The Byju’s founder attributed the company’s financial woes to the sudden loss of investor confidence. “When the US lenders called a default and filed in the Delaware court, all three directors resigned within weeks. Three investors leaving the board together made new fundraising impossible, and that is why we’re here,” he explained.

Raveendran expressed frustration over investors’ lack of support during turbulent times. “Some investors, including Prosus, have not invested anything in 4-5 years.” He noted that during Byju’s aggressive expansion in 2020-21, investors had pushed for rapid growth, with some even advocating for simultaneous entry into 40 markets.

Raveendran defended the company’s expansion strategy, saying it was essential to Byju’s growth trajectory. However, he acknowledged operational missteps, stating, “In hindsight, it’s very easy to explain… we overestimated potential growth in the next two to three years and entered a lot of markets too soon. It was a little too much, too fast.” He accepted responsibility for the mistakes, saying, “Most of the acquisitions were brought in by investors, and we got carried away. That’s a mistake.”

Raveendran’s remarks come amidst ongoing legal battles with investors in US and Indian courts, ranging from loan repayment to allegations of mismanagement.

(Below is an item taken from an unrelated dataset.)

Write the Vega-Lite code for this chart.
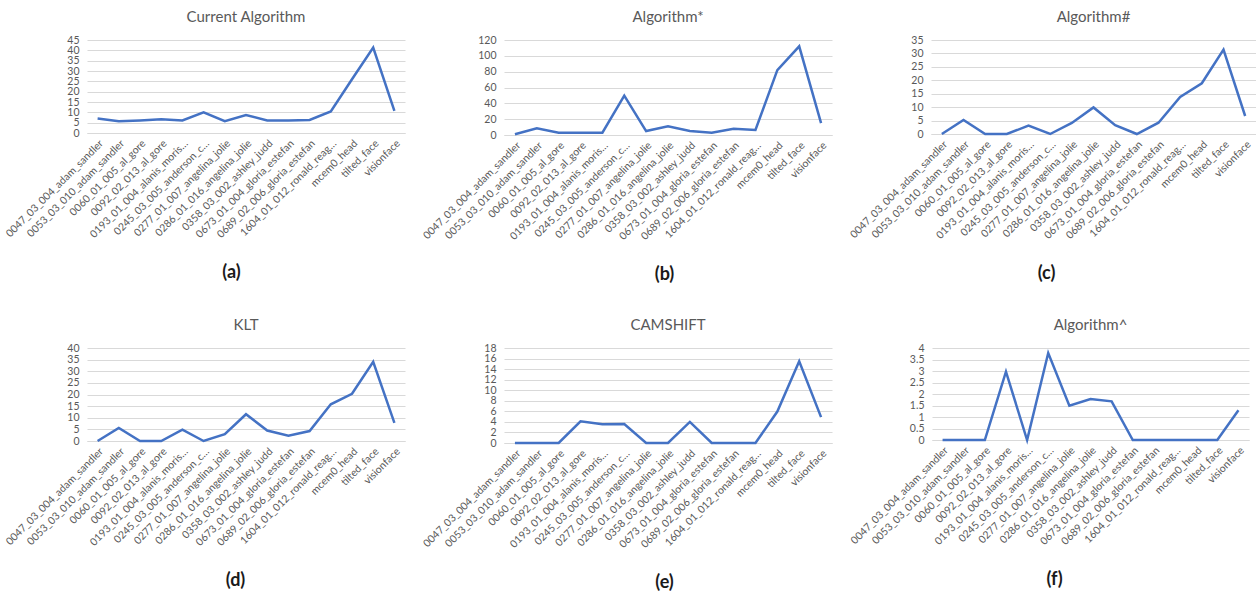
{
  "$schema": "https://vega.github.io/schema/vega-lite/v6.json",
  "padding": {"left": 3, "top": 10, "right": 0, "bottom": 0},
  "background": "white",
  "datasets": {
    "d": [
      {"panel": "a", "name": "0047_03_004_adam_sandler", "value": 7.0},
      {"panel": "a", "name": "0053_03_010_adam_sandler", "value": 5.7},
      {"panel": "a", "name": "0060_01_005_al_gore", "value": 6.1},
      {"panel": "a", "name": "0092_02_013_al_gore", "value": 6.6},
      {"panel": "a", "name": "0193_01_004_alanis_moris…", "value": 6.1},
      {"panel": "a", "name": "0245_03_005_anderson_c…", "value": 10.0},
      {"panel": "a", "name": "0277_01_007_angelina_jolie", "value": 5.7},
      {"panel": "a", "name": "0286_01_016_angelina_jolie", "value": 8.7},
      {"panel": "a", "name": "0358_03_002_ashley_judd", "value": 6.1},
      {"panel": "a", "name": "0673_01_004_gloria_estefan", "value": 6.1},
      {"panel": "a", "name": "0689_02_006_gloria_estefan", "value": 6.3},
      {"panel": "a", "name": "1604_01_012_ronald_reag…", "value": 10.4},
      {"panel": "a", "name": "mcem0_head", "value": 26.0},
      {"panel": "a", "name": "tilted_face", "value": 41.3},
      {"panel": "a", "name": "visionface", "value": 10.7},

      {"panel": "b", "name": "0047_03_004_adam_sandler", "value": 1.0},
      {"panel": "b", "name": "0053_03_010_adam_sandler", "value": 8.4},
      {"panel": "b", "name": "0060_01_005_al_gore", "value": 3.0},
      {"panel": "b", "name": "0092_02_013_al_gore", "value": 3.0},
      {"panel": "b", "name": "0193_01_004_alanis_moris…", "value": 3.0},
      {"panel": "b", "name": "0245_03_005_anderson_c…", "value": 49.7},
      {"panel": "b", "name": "0277_01_007_angelina_jolie", "value": 5.0},
      {"panel": "b", "name": "0286_01_016_angelina_jolie", "value": 11.0},
      {"panel": "b", "name": "0358_03_002_ashley_judd", "value": 5.0},
      {"panel": "b", "name": "0673_01_004_gloria_estefan", "value": 3.0},
      {"panel": "b", "name": "0689_02_006_gloria_estefan", "value": 8.0},
      {"panel": "b", "name": "1604_01_012_ronald_reag…", "value": 6.3},
      {"panel": "b", "name": "mcem0_head", "value": 82.0},
      {"panel": "b", "name": "tilted_face", "value": 112.0},
      {"panel": "b", "name": "visionface", "value": 15.0},

      {"panel": "c", "name": "0047_03_004_adam_sandler", "value": 0},
      {"panel": "c", "name": "0053_03_010_adam_sandler", "value": 5.2},
      {"panel": "c", "name": "0060_01_005_al_gore", "value": 0},
      {"panel": "c", "name": "0092_02_013_al_gore", "value": 0},
      {"panel": "c", "name": "0193_01_004_alanis_moris…", "value": 3.1},
      {"panel": "c", "name": "0245_03_005_anderson_c…", "value": 0},
      {"panel": "c", "name": "0277_01_007_angelina_jolie", "value": 4.1},
      {"panel": "c", "name": "0286_01_016_angelina_jolie", "value": 9.9},
      {"panel": "c", "name": "0358_03_002_ashley_judd", "value": 3.3},
      {"panel": "c", "name": "0673_01_004_gloria_estefan", "value": 0},
      {"panel": "c", "name": "0689_02_006_gloria_estefan", "value": 4.2},
      {"panel": "c", "name": "1604_01_012_ronald_reag…", "value": 13.8},
      {"panel": "c", "name": "mcem0_head", "value": 18.9},
      {"panel": "c", "name": "tilted_face", "value": 31.4},
      {"panel": "c", "name": "visionface", "value": 6.7},

      {"panel": "d", "name": "0047_03_004_adam_sandler", "value": 0},
      {"panel": "d", "name": "0053_03_010_adam_sandler", "value": 5.6},
      {"panel": "d", "name": "0060_01_005_al_gore", "value": 0},
      {"panel": "d", "name": "0092_02_013_al_gore", "value": 0},
      {"panel": "d", "name": "0193_01_004_alanis_moris…", "value": 4.9},
      {"panel": "d", "name": "0245_03_005_anderson_c…", "value": 0},
      {"panel": "d", "name": "0277_01_007_angelina_jolie", "value": 2.9},
      {"panel": "d", "name": "0286_01_016_angelina_jolie", "value": 11.5},
      {"panel": "d", "name": "0358_03_002_ashley_judd", "value": 4.5},
      {"panel": "d", "name": "0673_01_004_gloria_estefan", "value": 2.3},
      {"panel": "d", "name": "0689_02_006_gloria_estefan", "value": 4.3},
      {"panel": "d", "name": "1604_01_012_ronald_reag…", "value": 15.8},
      {"panel": "d", "name": "mcem0_head", "value": 20.3},
      {"panel": "d", "name": "tilted_face", "value": 34.1},
      {"panel": "d", "name": "visionface", "value": 7.8},

      {"panel": "e", "name": "0047_03_004_adam_sandler", "value": 0},
      {"panel": "e", "name": "0053_03_010_adam_sandler", "value": 0},
      {"panel": "e", "name": "0060_01_005_al_gore", "value": 0},
      {"panel": "e", "name": "0092_02_013_al_gore", "value": 4.1},
      {"panel": "e", "name": "0193_01_004_alanis_moris…", "value": 3.55},
      {"panel": "e", "name": "0245_03_005_anderson_c…", "value": 3.6},
      {"panel": "e", "name": "0277_01_007_angelina_jolie", "value": 0},
      {"panel": "e", "name": "0286_01_016_angelina_jolie", "value": 0},
      {"panel": "e", "name": "0358_03_002_ashley_judd", "value": 4.0},
      {"panel": "e", "name": "0673_01_004_gloria_estefan", "value": 0},
      {"panel": "e", "name": "0689_02_006_gloria_estefan", "value": 0},
      {"panel": "e", "name": "1604_01_012_ronald_reag…", "value": 0},
      {"panel": "e", "name": "mcem0_head", "value": 5.96},
      {"panel": "e", "name": "tilted_face", "value": 15.5},
      {"panel": "e", "name": "visionface", "value": 4.9},

      {"panel": "f", "name": "0047_03_004_adam_sandler", "value": 0},
      {"panel": "f", "name": "0053_03_010_adam_sandler", "value": 0},
      {"panel": "f", "name": "0060_01_005_al_gore", "value": 0},
      {"panel": "f", "name": "0092_02_013_al_gore", "value": 2.97},
      {"panel": "f", "name": "0193_01_004_alanis_moris…", "value": 0},
      {"panel": "f", "name": "0245_03_005_anderson_c…", "value": 3.78},
      {"panel": "f", "name": "0277_01_007_angelina_jolie", "value": 1.49},
      {"panel": "f", "name": "0286_01_016_angelina_jolie", "value": 1.78},
      {"panel": "f", "name": "0358_03_002_ashley_judd", "value": 1.68},
      {"panel": "f", "name": "0673_01_004_gloria_estefan", "value": 0},
      {"panel": "f", "name": "0689_02_006_gloria_estefan", "value": 0},
      {"panel": "f", "name": "1604_01_012_ronald_reag…", "value": 0},
      {"panel": "f", "name": "mcem0_head", "value": 0},
      {"panel": "f", "name": "tilted_face", "value": 0},
      {"panel": "f", "name": "visionface", "value": 1.29}
    ]
  },
  "data": {"name": "d"},
  "spacing": 34,
  "vconcat": [
    {
      "spacing": 16,
      "hconcat": [
        {
          "width": 318, "height": 93,
          "title": "Current Algorithm",
          "transform": [{"filter": "datum.panel === 'a'"}],
          "mark": {"type": "line", "color": "#4472C4", "strokeWidth": 2.5},
          "encoding": {
            "x": {"field": "name", "type": "nominal", "sort": null, "axis": {"title": "(a)", "titleX": 144}},
            "y": {"field": "value", "type": "quantitative", "scale": {"domain": [0, 45], "nice": false}, "axis": {"title": null, "values": [0, 5, 10, 15, 20, 25, 30, 35, 40, 45]}}
          }
        },
        {
          "width": 328, "height": 95,
          "title": "Algorithm*",
          "transform": [{"filter": "datum.panel === 'b'"}],
          "mark": {"type": "line", "color": "#4472C4", "strokeWidth": 2.5},
          "encoding": {
            "x": {"field": "name", "type": "nominal", "sort": null, "axis": {"title": "(b)", "titleX": 160}},
            "y": {"field": "value", "type": "quantitative", "scale": {"domain": [0, 120], "nice": false}, "axis": {"title": null, "values": [0, 20, 40, 60, 80, 100, 120]}}
          }
        },
        {
          "width": 325, "height": 94,
          "title": "Algorithm#",
          "transform": [{"filter": "datum.panel === 'c'"}],
          "mark": {"type": "line", "color": "#4472C4", "strokeWidth": 2.5},
          "encoding": {
            "x": {"field": "name", "type": "nominal", "sort": null, "axis": {"title": "(c)", "titleX": 115}},
            "y": {"field": "value", "type": "quantitative", "scale": {"domain": [0, 35], "nice": false}, "axis": {"title": null, "values": [0, 5, 10, 15, 20, 25, 30, 35]}}
          }
        }
      ]
    },
    {
      "spacing": 16,
      "hconcat": [
        {
          "width": 318, "height": 93,
          "title": "KLT",
          "transform": [{"filter": "datum.panel === 'd'"}],
          "mark": {"type": "line", "color": "#4472C4", "strokeWidth": 2.5},
          "encoding": {
            "x": {"field": "name", "type": "nominal", "sort": null, "axis": {"title": "(d)", "titleX": 148}},
            "y": {"field": "value", "type": "quantitative", "scale": {"domain": [0, 40], "nice": false}, "axis": {"title": null, "values": [0, 5, 10, 15, 20, 25, 30, 35, 40]}}
          }
        },
        {
          "width": 328, "height": 95,
          "title": "CAMSHIFT",
          "transform": [{"filter": "datum.panel === 'e'"}],
          "mark": {"type": "line", "color": "#4472C4", "strokeWidth": 2.5},
          "encoding": {
            "x": {"field": "name", "type": "nominal", "sort": null, "axis": {"title": "(e)", "titleX": 160}},
            "y": {"field": "value", "type": "quantitative", "scale": {"domain": [0, 18], "nice": false}, "axis": {"title": null, "values": [0, 2, 4, 6, 8, 10, 12, 14, 16, 18]}}
          }
        },
        {
          "width": 317, "height": 92,
          "title": "Algorithm^",
          "transform": [{"filter": "datum.panel === 'f'"}],
          "mark": {"type": "line", "color": "#4472C4", "strokeWidth": 2.5},
          "encoding": {
            "x": {"field": "name", "type": "nominal", "sort": null, "axis": {"title": "(f)", "titleX": 122}},
            "y": {"field": "value", "type": "quantitative", "scale": {"domain": [0, 4], "nice": false}, "axis": {"title": null, "format": "~g", "values": [0, 0.5, 1, 1.5, 2, 2.5, 3, 3.5, 4]}}
          }
        }
      ]
    }
  ],
  "config": {
    "font": "Lato",
    "view": {"stroke": null},
    "axis": {
      "labelColor": "#595959",
      "labelFont": "Lato",
      "labelFontSize": 10.5,
      "gridColor": "#d9d9d9",
      "domainColor": "#d9d9d9",
      "ticks": false,
      "labelOverlap": false
    },
    "axisX": {
      "labelAngle": -45,
      "grid": false,
      "labelPadding": 5,
      "titleFont": "Lato",
      "titleFontSize": 18,
      "titleFontWeight": "bold",
      "titleColor": "#1a1a1a",
      "titlePadding": 24
    },
    "axisY": {"domain": false, "grid": true, "labelPadding": 8},
    "title": {"font": "Lato", "fontSize": 15, "fontWeight": "normal", "color": "#595959", "offset": 10, "anchor": "middle"}
  }
}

Byju’s is currently facing insolvency proceedings after the BCCI alleged that the company defaulted on a payment of Rs 158.9 crore related to a sponsorship deal.

As of September 26, 2024, the Supreme Court of India has reserved its judgment on a petition challenging the National Company Law Appellate Tribunal’s (NCLAT) decision to allow a settlement. The verdict on whether Byju’s will undergo restructuring or liquidation is awaited.

Raveendran emphasized his commitment to turning things around, saying, “I have been on the edge so many times… I only need to see 1 percent chance to make it work.” Despite acknowledging the tumultuous period following the mass resignations, Raveendran struck a tone of restraint, saying he is “not blaming them still.”

Byju’s crisis unfolded in June 2023, when three members of its board, along with its official auditor Deloitte, resigned. Early backers GV Ravishankar, Russell Dreisenstock, and Vivian Wu subsequently stepped down from the board. The development intensified the downward spiral at what was once the most-valued privately held Indian startup, which had reached a peak valuation of $22 billion.

The company’s struggles have been further compounded by court cases involving lenders, loan defaults, valuation markdowns by existing investors, and delays in filing its financial results for the year ending March 31, 2022.

Raveendran’s virtual press conference marked a rare public appearance by the Byju’s founder, who has faced increasing scrutiny over the company’s financial management.

Byju’s current valuation stands at zero, with Raveendran admitting, “We have lost the confidence of the investors, and the situation has become dire due to our debts and operational issues.” Despite this, Raveendran remains committed to reviving the company.

The Supreme Court’s verdict on Byju’s fate will be closely watched, as the edtech industry grapples with the implications of the company’s downfall.